But Hudson would never suit up for that game. In a move that shocked most of Celtics nation, if not Hudson himself, the Celtics cut Hudson even before the game was played. The Celtics front office had him travel with the team to Miami, only to give him the news that his professional basketball career was being put on hold.
“I was down for a couple days when Danny Ainge told me the news,” Hudson told the Jackson Sun.
And, really, who wouldn’t be? The Celtics were Hudson’s first professional franchise, the team that drafted him, the only NBA team he knew. Then, suddenly, the day before the remainder of his one-year contract would become guaranteed, Lester found himself teamless and jobless.
You would think Hudson would hold a grudge against the Celtics for the way his time there ended, right? That he would be hostile with the situation, vindictive with the way Boston terminated his days as a Celtic?
Wrong. Hudson is only thankful for the opportunity the Celtics provided him and excited for his time on the Memphis Grizzlies, where he was picked off waivers and will begin the second stop of his NBA career.
In Memphis, Hudson should be afforded a better opportunity to play than he was given on the veteran-laden Celtics.
“[Hudson] was never going to play significant minutes in Boston,” said Hudson’s agent, Lance Young. “But now he will be a big part of the Grizzlies’ second unit.
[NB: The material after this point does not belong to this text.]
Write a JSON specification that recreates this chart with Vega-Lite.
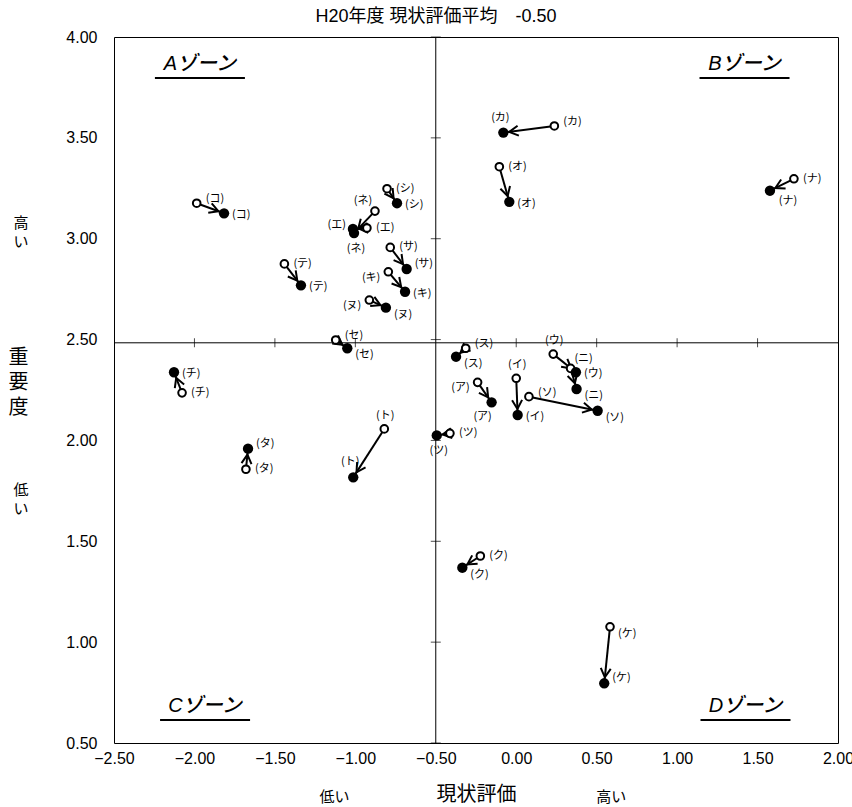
{
  "$schema": "https://vega.github.io/schema/vega-lite/v6.json",
  "width": 724,
  "height": 706,
  "autosize": "none",
  "padding": {"left": 114, "top": 37, "right": 14, "bottom": 64},
  "background": "white",
  "title": {
    "text": "H20年度 現状評価平均　-0.50",
    "font": "Liberation Sans, Noto Sans CJK JP",
    "fontSize": 18,
    "fontWeight": "normal",
    "color": "black",
    "anchor": "middle",
    "dx": -40,
    "offset": 3
  },
  "config": {
    "view": {"stroke": "black", "strokeWidth": 1},
    "text": {"font": "Noto Sans CJK JP", "fontSize": 11, "baseline": "middle", "color": "black", "lineBreak": "\n"}
  },
  "datasets": {
    "pts": [
      {"name": "(ア)", "x0": -0.240, "y0": 2.288, "x1": -0.153, "y1": 2.189},
      {"name": "(イ)", "x0": 0.000, "y0": 2.308, "x1": 0.009, "y1": 2.126},
      {"name": "(ウ)", "x0": 0.230, "y0": 2.428, "x1": 0.371, "y1": 2.338},
      {"name": "(エ)", "x0": -0.928, "y0": 3.053, "x1": -1.015, "y1": 3.048},
      {"name": "(オ)", "x0": -0.105, "y0": 3.357, "x1": -0.043, "y1": 3.183},
      {"name": "(カ)", "x0": 0.237, "y0": 3.559, "x1": -0.080, "y1": 3.526},
      {"name": "(キ)", "x0": -0.795, "y0": 2.836, "x1": -0.691, "y1": 2.737},
      {"name": "(ク)", "x0": -0.223, "y0": 1.427, "x1": -0.335, "y1": 1.369},
      {"name": "(ケ)", "x0": 0.583, "y0": 1.076, "x1": 0.547, "y1": 0.796},
      {"name": "(コ)", "x0": -1.986, "y0": 3.176, "x1": -1.816, "y1": 3.126},
      {"name": "(サ)", "x0": -0.783, "y0": 2.957, "x1": -0.681, "y1": 2.850},
      {"name": "(シ)", "x0": -0.803, "y0": 3.248, "x1": -0.741, "y1": 3.176},
      {"name": "(ス)", "x0": -0.314, "y0": 2.457, "x1": -0.374, "y1": 2.415},
      {"name": "(セ)", "x0": -1.122, "y0": 2.498, "x1": -1.050, "y1": 2.457},
      {"name": "(ソ)", "x0": 0.079, "y0": 2.217, "x1": 0.506, "y1": 2.147},
      {"name": "(タ)", "x0": -1.680, "y0": 1.857, "x1": -1.667, "y1": 1.959},
      {"name": "(チ)", "x0": -2.077, "y0": 2.236, "x1": -2.127, "y1": 2.338},
      {"name": "(ツ)", "x0": -0.412, "y0": 2.035, "x1": -0.494, "y1": 2.025},
      {"name": "(テ)", "x0": -1.441, "y0": 2.875, "x1": -1.338, "y1": 2.769},
      {"name": "(ト)", "x0": -0.820, "y0": 2.057, "x1": -1.013, "y1": 1.817},
      {"name": "(ナ)", "x0": 1.726, "y0": 3.297, "x1": 1.577, "y1": 3.238},
      {"name": "(ニ)", "x0": 0.338, "y0": 2.357, "x1": 0.375, "y1": 2.255},
      {"name": "(ヌ)", "x0": -0.913, "y0": 2.696, "x1": -0.810, "y1": 2.658},
      {"name": "(ネ)", "x0": -0.878, "y0": 3.137, "x1": -1.008, "y1": 3.028}
    ],
    "xticks": [{"v": -2.0}, {"v": -1.5}, {"v": -1.0}, {"v": 0.0}, {"v": 0.5}, {"v": 1.0}, {"v": 1.5}],
    "yticks": [{"v": 0.5}, {"v": 1.0}, {"v": 1.5}, {"v": 2.0}, {"v": 2.5}, {"v": 3.0}, {"v": 3.5}, {"v": 4.0}],
    "zones": [
      {"zone": "Aゾーン", "x": -1.966, "y": 3.866},
      {"zone": "Bゾーン", "x": 1.419, "y": 3.866},
      {"zone": "Cゾーン", "x": -1.934, "y": 0.683},
      {"zone": "Dゾーン", "x": 1.425, "y": 0.683}
    ],
    "ynotes": [
      {"t": "高\nい", "y": 3.078},
      {"t": "低\nい", "y": 1.754}
    ],
    "xnotes": [
      {"t": "低い", "x": -1.13},
      {"t": "高い", "x": 0.59}
    ]
  },
  "encoding": {
    "x": {"type": "quantitative"},
    "y": {"type": "quantitative"}
  },
  "layer": [
    {
      "data": {"values": [{}]},
      "mark": {"type": "rule", "color": "black", "strokeWidth": 1},
      "encoding": {"x": {"datum": -0.5, "type": "quantitative",
        "scale": {"domain": [-2.5, 2.0], "nice": false, "zero": false},
        "axis": {
          "values": [-2.5, -2.0, -1.5, -1.0, -0.5, 0.0, 0.5, 1.0, 1.5, 2.0],
          "format": ".2f", "domain": false, "ticks": false, "grid": false,
          "labelFlush": false, "labelOverlap": false,
          "labelFont": "Liberation Sans", "labelFontSize": 16, "labelColor": "black", "labelPadding": 7,
          "title": "現状評価", "titleFont": "Noto Sans CJK JP", "titleFontSize": 20, "titleFontWeight": "normal",
          "titleColor": "black", "titlePadding": 18
        }}}
    },
    {
      "data": {"values": [{}]},
      "mark": {"type": "rule", "color": "black", "strokeWidth": 1},
      "encoding": {"y": {"datum": 2.484, "type": "quantitative",
        "scale": {"domain": [0.5, 4.0], "nice": false, "zero": false},
        "axis": {
          "values": [0.5, 1.0, 1.5, 2.0, 2.5, 3.0, 3.5, 4.0],
          "format": ".2f", "domain": false, "ticks": false, "grid": false,
          "labelFlush": false, "labelOverlap": false,
          "labelFont": "Liberation Sans", "labelFontSize": 16, "labelColor": "black", "labelPadding": 17,
          "title": ["重", "要", "度"], "titleFont": "Noto Sans CJK JP", "titleFontSize": 20, "titleFontWeight": "normal",
          "titleColor": "black", "titleAngle": 0, "titleX": -96, "titleY": 320, "titleAlign": "center",
          "titleBaseline": "middle", "titleLineHeight": 25
        }}}
    },
    {
      "data": {"name": "xticks"},
      "mark": {"type": "tick", "orient": "vertical", "size": 9, "thickness": 1, "color": "black"},
      "encoding": {"x": {"field": "v", "type": "quantitative"}, "y": {"datum": 2.484, "type": "quantitative"}}
    },
    {
      "data": {"name": "yticks"},
      "mark": {"type": "tick", "orient": "horizontal", "size": 10, "thickness": 1, "color": "black"},
      "encoding": {"y": {"field": "v", "type": "quantitative"}, "x": {"datum": -0.5, "type": "quantitative"}}
    },
    {
      "data": {"name": "pts"},
      "mark": {"type": "rule", "color": "black", "strokeWidth": 2},
      "encoding": {
        "x": {"field": "x0", "type": "quantitative"},
        "y": {"field": "y0", "type": "quantitative"},
        "x2": {"field": "x1"},
        "y2": {"field": "y1"}
      }
    },
    {
      "data": {"name": "pts"},
      "transform": [{"calculate": "atan2(-(datum.y1 - datum.y0) * 201.714, (datum.x1 - datum.x0) * 160.889) * 180 / PI", "as": "ang"}],
      "mark": {"type": "point", "shape": "M -1.5 -0.5 L -0.6 0 L -1.5 0.5", "size": 400, "filled": false, "stroke": "black", "strokeWidth": 2, "opacity": 1},
      "encoding": {
        "x": {"field": "x1", "type": "quantitative"},
        "y": {"field": "y1", "type": "quantitative"},
        "angle": {"field": "ang", "type": "quantitative", "scale": null}
      }
    },
    {
      "data": {"name": "pts"},
      "mark": {"type": "point", "shape": "circle", "size": 58, "filled": false, "fill": "white", "stroke": "black", "strokeWidth": 2, "opacity": 1},
      "encoding": {
        "x": {"field": "x0", "type": "quantitative"},
        "y": {"field": "y0", "type": "quantitative"}
      }
    },
    {
      "data": {"name": "pts"},
      "mark": {"type": "point", "shape": "circle", "size": 107, "filled": true, "color": "black", "opacity": 1},
      "encoding": {
        "x": {"field": "x1", "type": "quantitative"},
        "y": {"field": "y1", "type": "quantitative"}
      }
    },
    {
      "data": {"name": "pts"},
      "transform": [{"filter": {"field": "name", "oneOf": ["(シ)", "(エ)", "(サ)", "(テ)", "(ツ)", "(チ)", "(タ)", "(オ)", "(ナ)", "(ク)"]}}],
      "mark": {"type": "text", "align": "left", "dx": 9, "dy": 0},
      "encoding": {"x": {"field": "x0", "type": "quantitative"}, "y": {"field": "y0", "type": "quantitative"}, "text": {"field": "name"}}
    },
    {
      "data": {"name": "pts"},
      "transform": [{"filter": {"field": "name", "oneOf": ["(コ)", "(セ)", "(ス)", "(ソ)", "(カ)"]}}],
      "mark": {"type": "text", "align": "left", "dx": 9, "dy": -4},
      "encoding": {"x": {"field": "x0", "type": "quantitative"}, "y": {"field": "y0", "type": "quantitative"}, "text": {"field": "name"}}
    },
    {
      "data": {"name": "pts"},
      "transform": [{"filter": {"field": "name", "oneOf": ["(ケ)"]}}],
      "mark": {"type": "text", "align": "left", "dx": 8, "dy": 7},
      "encoding": {"x": {"field": "x0", "type": "quantitative"}, "y": {"field": "y0", "type": "quantitative"}, "text": {"field": "name"}}
    },
    {
      "data": {"name": "pts"},
      "transform": [{"filter": {"field": "name", "oneOf": ["(キ)", "(ヌ)", "(ア)"]}}],
      "mark": {"type": "text", "align": "right", "dx": -8, "dy": 6},
      "encoding": {"x": {"field": "x0", "type": "quantitative"}, "y": {"field": "y0", "type": "quantitative"}, "text": {"field": "name"}}
    },
    {
      "data": {"name": "pts"},
      "transform": [{"filter": {"field": "name", "oneOf": ["(イ)", "(ウ)", "(ト)"]}}],
      "mark": {"type": "text", "align": "center", "dx": 1, "dy": -13},
      "encoding": {"x": {"field": "x0", "type": "quantitative"}, "y": {"field": "y0", "type": "quantitative"}, "text": {"field": "name"}}
    },
    {
      "data": {"name": "pts"},
      "transform": [{"filter": {"field": "name", "oneOf": ["(ネ)"]}}],
      "mark": {"type": "text", "align": "center", "dx": -12, "dy": -10},
      "encoding": {"x": {"field": "x0", "type": "quantitative"}, "y": {"field": "y0", "type": "quantitative"}, "text": {"field": "name"}}
    },
    {
      "data": {"name": "pts"},
      "transform": [{"filter": {"field": "name", "oneOf": ["(ニ)"]}}],
      "mark": {"type": "text", "align": "center", "dx": 13, "dy": -9},
      "encoding": {"x": {"field": "x0", "type": "quantitative"}, "y": {"field": "y0", "type": "quantitative"}, "text": {"field": "name"}}
    },
    {
      "data": {"name": "pts"},
      "transform": [{"filter": {"field": "name", "oneOf": ["(コ)", "(シ)", "(キ)", "(テ)", "(イ)", "(ウ)", "(オ)", "(チ)"]}}],
      "mark": {"type": "text", "align": "left", "dx": 8, "dy": 2},
      "encoding": {"x": {"field": "x1", "type": "quantitative"}, "y": {"field": "y1", "type": "quantitative"}, "text": {"field": "name"}}
    },
    {
      "data": {"name": "pts"},
      "transform": [{"filter": {"field": "name", "oneOf": ["(ヌ)", "(セ)", "(ス)", "(ソ)", "(ニ)", "(ク)"]}}],
      "mark": {"type": "text", "align": "left", "dx": 8, "dy": 7},
      "encoding": {"x": {"field": "x1", "type": "quantitative"}, "y": {"field": "y1", "type": "quantitative"}, "text": {"field": "name"}}
    },
    {
      "data": {"name": "pts"},
      "transform": [{"filter": {"field": "name", "oneOf": ["(サ)", "(タ)", "(ケ)"]}}],
      "mark": {"type": "text", "align": "left", "dx": 8, "dy": -5},
      "encoding": {"x": {"field": "x1", "type": "quantitative"}, "y": {"field": "y1", "type": "quantitative"}, "text": {"field": "name"}}
    },
    {
      "data": {"name": "pts"},
      "transform": [{"filter": {"field": "name", "oneOf": ["(エ)"]}}],
      "mark": {"type": "text", "align": "right", "dx": -7, "dy": -4},
      "encoding": {"x": {"field": "x1", "type": "quantitative"}, "y": {"field": "y1", "type": "quantitative"}, "text": {"field": "name"}}
    },
    {
      "data": {"name": "pts"},
      "transform": [{"filter": {"field": "name", "oneOf": ["(ネ)", "(ツ)"]}}],
      "mark": {"type": "text", "align": "center", "dx": 2, "dy": 16},
      "encoding": {"x": {"field": "x1", "type": "quantitative"}, "y": {"field": "y1", "type": "quantitative"}, "text": {"field": "name"}}
    },
    {
      "data": {"name": "pts"},
      "transform": [{"filter": {"field": "name", "oneOf": ["(ア)"]}}],
      "mark": {"type": "text", "align": "center", "dx": -9, "dy": 15},
      "encoding": {"x": {"field": "x1", "type": "quantitative"}, "y": {"field": "y1", "type": "quantitative"}, "text": {"field": "name"}}
    },
    {
      "data": {"name": "pts"},
      "transform": [{"filter": {"field": "name", "oneOf": ["(ナ)"]}}],
      "mark": {"type": "text", "align": "center", "dx": 18, "dy": 10},
      "encoding": {"x": {"field": "x1", "type": "quantitative"}, "y": {"field": "y1", "type": "quantitative"}, "text": {"field": "name"}}
    },
    {
      "data": {"name": "pts"},
      "transform": [{"filter": {"field": "name", "oneOf": ["(カ)", "(ト)"]}}],
      "mark": {"type": "text", "align": "center", "dx": -3, "dy": -15},
      "encoding": {"x": {"field": "x1", "type": "quantitative"}, "y": {"field": "y1", "type": "quantitative"}, "text": {"field": "name"}}
    },
    {
      "data": {"name": "zones"},
      "mark": {"type": "text", "font": "Liberation Sans, Noto Sans CJK JP", "fontSize": 20, "fontStyle": "italic", "fontWeight": 500, "color": "black", "align": "center", "baseline": "middle"},
      "encoding": {"x": {"field": "x", "type": "quantitative"}, "y": {"field": "y", "type": "quantitative"}, "text": {"field": "zone"}}
    },
    {
      "data": {"name": "zones"},
      "mark": {"type": "tick", "orient": "horizontal", "size": 90, "thickness": 2, "color": "black", "yOffset": 14, "opacity": 1},
      "encoding": {"x": {"field": "x", "type": "quantitative"}, "y": {"field": "y", "type": "quantitative"}}
    },
    {
      "data": {"name": "ynotes"},
      "mark": {"type": "text", "fontSize": 15, "lineHeight": 19, "color": "black", "align": "center", "baseline": "middle", "dx": -93, "lineBreak": "\n"},
      "encoding": {"x": {"datum": -2.5, "type": "quantitative"}, "y": {"field": "y", "type": "quantitative"}, "text": {"field": "t"}}
    },
    {
      "data": {"name": "xnotes"},
      "mark": {"type": "text", "fontSize": 15, "color": "black", "align": "center", "baseline": "middle", "dy": 54},
      "encoding": {"x": {"field": "x", "type": "quantitative"}, "y": {"datum": 0.5, "type": "quantitative"}, "text": {"field": "t"}}
    }
  ]
}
“This is a blessing in disguise because he has a chance to play, and the Grizzlies happen to be a playoff contender.”
Hudson, a Memphis product himself, is pleased about returning to his hometown to play for the Grizzlies, but hasn’t forgotten the lessons he learned in Boston.
“I really learned a lot from that group of veterans,” he said. ”Especially on how to act like a professional.”
For Hudson to take being waived so graciously, the C’s must have taught him well.